> [WHAT IS REQUIRED]: Reproduce nothing but the lines from the start of the material through the line that includes "noise_end = 8.30", both ends included, and omit every picture.

> [PROVIDED DATA]:
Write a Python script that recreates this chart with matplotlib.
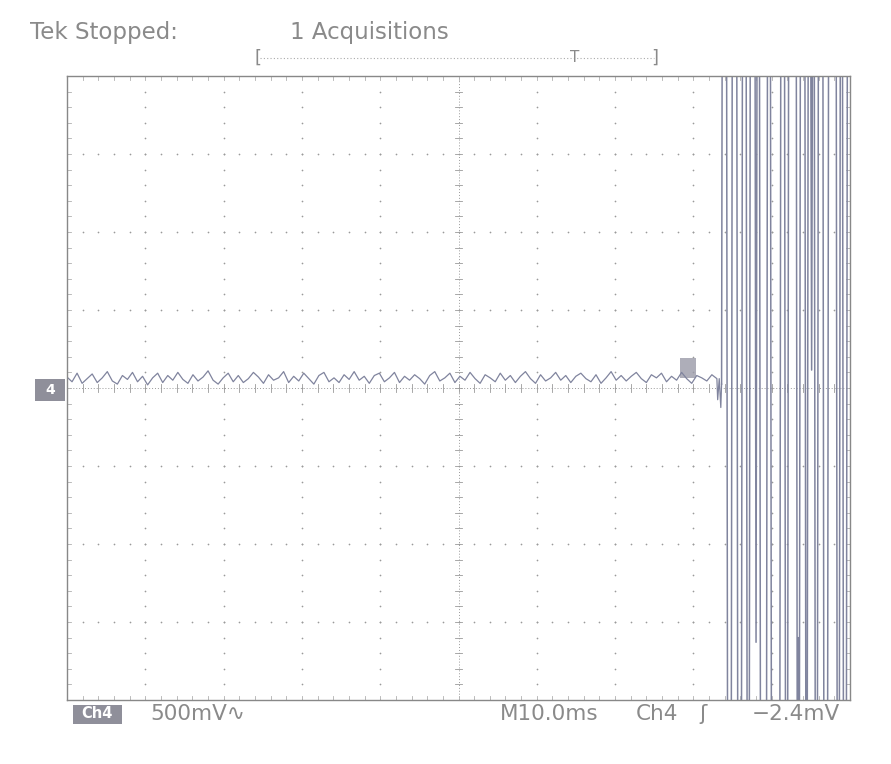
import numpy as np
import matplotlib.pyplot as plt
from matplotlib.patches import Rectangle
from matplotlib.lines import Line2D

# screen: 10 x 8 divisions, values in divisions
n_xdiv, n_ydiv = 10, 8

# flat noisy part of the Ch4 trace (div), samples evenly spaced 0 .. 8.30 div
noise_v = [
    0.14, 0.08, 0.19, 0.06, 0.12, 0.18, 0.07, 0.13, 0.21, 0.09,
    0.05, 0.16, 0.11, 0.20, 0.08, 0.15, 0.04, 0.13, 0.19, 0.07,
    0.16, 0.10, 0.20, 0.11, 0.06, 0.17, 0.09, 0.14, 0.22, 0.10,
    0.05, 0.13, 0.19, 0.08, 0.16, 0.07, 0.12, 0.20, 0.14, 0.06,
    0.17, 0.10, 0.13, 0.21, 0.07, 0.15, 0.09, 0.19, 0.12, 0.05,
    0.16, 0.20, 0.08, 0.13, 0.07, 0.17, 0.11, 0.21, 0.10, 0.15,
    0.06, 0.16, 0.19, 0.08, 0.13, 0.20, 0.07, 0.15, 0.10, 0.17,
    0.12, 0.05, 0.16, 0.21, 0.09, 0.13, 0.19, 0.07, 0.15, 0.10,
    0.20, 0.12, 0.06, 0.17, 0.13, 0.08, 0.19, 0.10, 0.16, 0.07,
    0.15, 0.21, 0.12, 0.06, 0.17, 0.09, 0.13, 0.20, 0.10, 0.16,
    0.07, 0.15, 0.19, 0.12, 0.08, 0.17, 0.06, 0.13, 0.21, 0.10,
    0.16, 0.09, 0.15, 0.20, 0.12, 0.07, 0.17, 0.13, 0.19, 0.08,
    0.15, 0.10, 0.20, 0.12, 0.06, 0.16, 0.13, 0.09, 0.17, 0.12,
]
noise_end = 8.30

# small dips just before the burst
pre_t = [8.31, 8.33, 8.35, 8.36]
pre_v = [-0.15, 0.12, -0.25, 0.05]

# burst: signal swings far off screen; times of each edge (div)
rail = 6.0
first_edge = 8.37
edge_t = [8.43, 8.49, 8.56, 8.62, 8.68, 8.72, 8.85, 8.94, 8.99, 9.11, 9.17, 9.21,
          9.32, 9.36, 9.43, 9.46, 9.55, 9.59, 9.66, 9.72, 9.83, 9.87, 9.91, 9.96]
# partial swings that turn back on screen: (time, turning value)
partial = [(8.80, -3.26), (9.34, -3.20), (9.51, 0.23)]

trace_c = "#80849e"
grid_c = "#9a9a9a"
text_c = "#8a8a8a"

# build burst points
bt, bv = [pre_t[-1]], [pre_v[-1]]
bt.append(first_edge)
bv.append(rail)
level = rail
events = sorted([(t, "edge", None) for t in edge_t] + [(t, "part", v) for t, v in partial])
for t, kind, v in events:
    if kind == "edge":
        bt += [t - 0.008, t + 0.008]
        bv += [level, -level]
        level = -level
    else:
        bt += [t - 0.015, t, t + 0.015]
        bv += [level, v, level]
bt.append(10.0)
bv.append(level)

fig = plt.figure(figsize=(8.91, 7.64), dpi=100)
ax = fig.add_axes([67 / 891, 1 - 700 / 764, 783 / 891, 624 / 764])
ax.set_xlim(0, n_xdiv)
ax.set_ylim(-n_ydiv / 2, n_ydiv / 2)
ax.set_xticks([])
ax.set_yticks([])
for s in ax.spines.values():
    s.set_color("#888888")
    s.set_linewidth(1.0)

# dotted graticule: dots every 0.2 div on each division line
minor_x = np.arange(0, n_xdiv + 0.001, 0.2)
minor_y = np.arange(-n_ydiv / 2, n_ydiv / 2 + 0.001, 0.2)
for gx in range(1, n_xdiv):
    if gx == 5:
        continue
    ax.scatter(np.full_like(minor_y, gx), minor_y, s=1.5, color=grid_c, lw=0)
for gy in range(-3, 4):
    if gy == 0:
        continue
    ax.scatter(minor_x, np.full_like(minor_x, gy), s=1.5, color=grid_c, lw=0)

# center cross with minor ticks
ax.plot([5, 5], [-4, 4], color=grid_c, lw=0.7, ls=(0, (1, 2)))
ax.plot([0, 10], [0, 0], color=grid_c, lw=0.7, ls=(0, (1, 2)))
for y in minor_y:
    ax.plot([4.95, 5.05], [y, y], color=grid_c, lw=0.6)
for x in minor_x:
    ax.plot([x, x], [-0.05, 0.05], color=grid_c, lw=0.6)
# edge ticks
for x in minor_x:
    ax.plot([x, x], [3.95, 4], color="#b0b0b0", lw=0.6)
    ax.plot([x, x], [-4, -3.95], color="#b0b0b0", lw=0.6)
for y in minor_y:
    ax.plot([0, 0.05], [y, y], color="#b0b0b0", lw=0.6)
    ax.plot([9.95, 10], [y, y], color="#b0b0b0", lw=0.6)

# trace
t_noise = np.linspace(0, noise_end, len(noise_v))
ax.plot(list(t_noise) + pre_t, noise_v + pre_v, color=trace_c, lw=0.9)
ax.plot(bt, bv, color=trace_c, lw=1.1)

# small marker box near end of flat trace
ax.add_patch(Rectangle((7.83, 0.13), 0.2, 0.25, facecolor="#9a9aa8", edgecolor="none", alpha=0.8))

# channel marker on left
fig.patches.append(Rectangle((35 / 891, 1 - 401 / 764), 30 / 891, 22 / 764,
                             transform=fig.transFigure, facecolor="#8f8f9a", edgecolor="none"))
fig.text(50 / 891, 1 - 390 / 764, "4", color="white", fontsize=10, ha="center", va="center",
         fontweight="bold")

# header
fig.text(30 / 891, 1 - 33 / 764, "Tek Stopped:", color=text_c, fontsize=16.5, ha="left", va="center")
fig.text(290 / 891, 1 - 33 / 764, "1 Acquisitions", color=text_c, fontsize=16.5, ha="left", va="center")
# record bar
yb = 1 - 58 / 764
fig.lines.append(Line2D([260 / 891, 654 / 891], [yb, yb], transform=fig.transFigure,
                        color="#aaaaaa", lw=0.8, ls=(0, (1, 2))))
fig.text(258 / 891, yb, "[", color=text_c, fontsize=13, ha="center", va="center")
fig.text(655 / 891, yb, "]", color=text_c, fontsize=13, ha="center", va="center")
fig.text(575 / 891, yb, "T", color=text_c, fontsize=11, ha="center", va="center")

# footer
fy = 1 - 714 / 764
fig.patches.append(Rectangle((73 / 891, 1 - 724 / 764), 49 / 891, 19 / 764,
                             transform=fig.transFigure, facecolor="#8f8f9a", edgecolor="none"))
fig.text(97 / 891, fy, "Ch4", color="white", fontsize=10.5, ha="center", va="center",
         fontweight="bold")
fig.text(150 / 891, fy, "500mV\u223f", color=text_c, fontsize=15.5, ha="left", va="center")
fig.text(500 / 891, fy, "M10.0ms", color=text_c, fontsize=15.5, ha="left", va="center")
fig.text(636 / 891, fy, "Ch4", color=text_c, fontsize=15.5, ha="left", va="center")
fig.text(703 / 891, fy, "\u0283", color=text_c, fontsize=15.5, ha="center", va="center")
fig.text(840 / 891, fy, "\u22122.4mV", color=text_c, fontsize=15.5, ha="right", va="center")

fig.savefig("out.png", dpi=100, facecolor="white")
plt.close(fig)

> [FINISHED ANSWER]:
Write a Python script that recreates this chart with matplotlib.
import numpy as np
import matplotlib.pyplot as plt
from matplotlib.patches import Rectangle
from matplotlib.lines import Line2D

# screen: 10 x 8 divisions, values in divisions
n_xdiv, n_ydiv = 10, 8

# flat noisy part of the Ch4 trace (div), samples evenly spaced 0 .. 8.30 div
noise_v = [
    0.14, 0.08, 0.19, 0.06, 0.12, 0.18, 0.07, 0.13, 0.21, 0.09,
    0.05, 0.16, 0.11, 0.20, 0.08, 0.15, 0.04, 0.13, 0.19, 0.07,
    0.16, 0.10, 0.20, 0.11, 0.06, 0.17, 0.09, 0.14, 0.22, 0.10,
    0.05, 0.13, 0.19, 0.08, 0.16, 0.07, 0.12, 0.20, 0.14, 0.06,
    0.17, 0.10, 0.13, 0.21, 0.07, 0.15, 0.09, 0.19, 0.12, 0.05,
    0.16, 0.20, 0.08, 0.13, 0.07, 0.17, 0.11, 0.21, 0.10, 0.15,
    0.06, 0.16, 0.19, 0.08, 0.13, 0.20, 0.07, 0.15, 0.10, 0.17,
    0.12, 0.05, 0.16, 0.21, 0.09, 0.13, 0.19, 0.07, 0.15, 0.10,
    0.20, 0.12, 0.06, 0.17, 0.13, 0.08, 0.19, 0.10, 0.16, 0.07,
    0.15, 0.21, 0.12, 0.06, 0.17, 0.09, 0.13, 0.20, 0.10, 0.16,
    0.07, 0.15, 0.19, 0.12, 0.08, 0.17, 0.06, 0.13, 0.21, 0.10,
    0.16, 0.09, 0.15, 0.20, 0.12, 0.07, 0.17, 0.13, 0.19, 0.08,
    0.15, 0.10, 0.20, 0.12, 0.06, 0.16, 0.13, 0.09, 0.17, 0.12,
]
noise_end = 8.30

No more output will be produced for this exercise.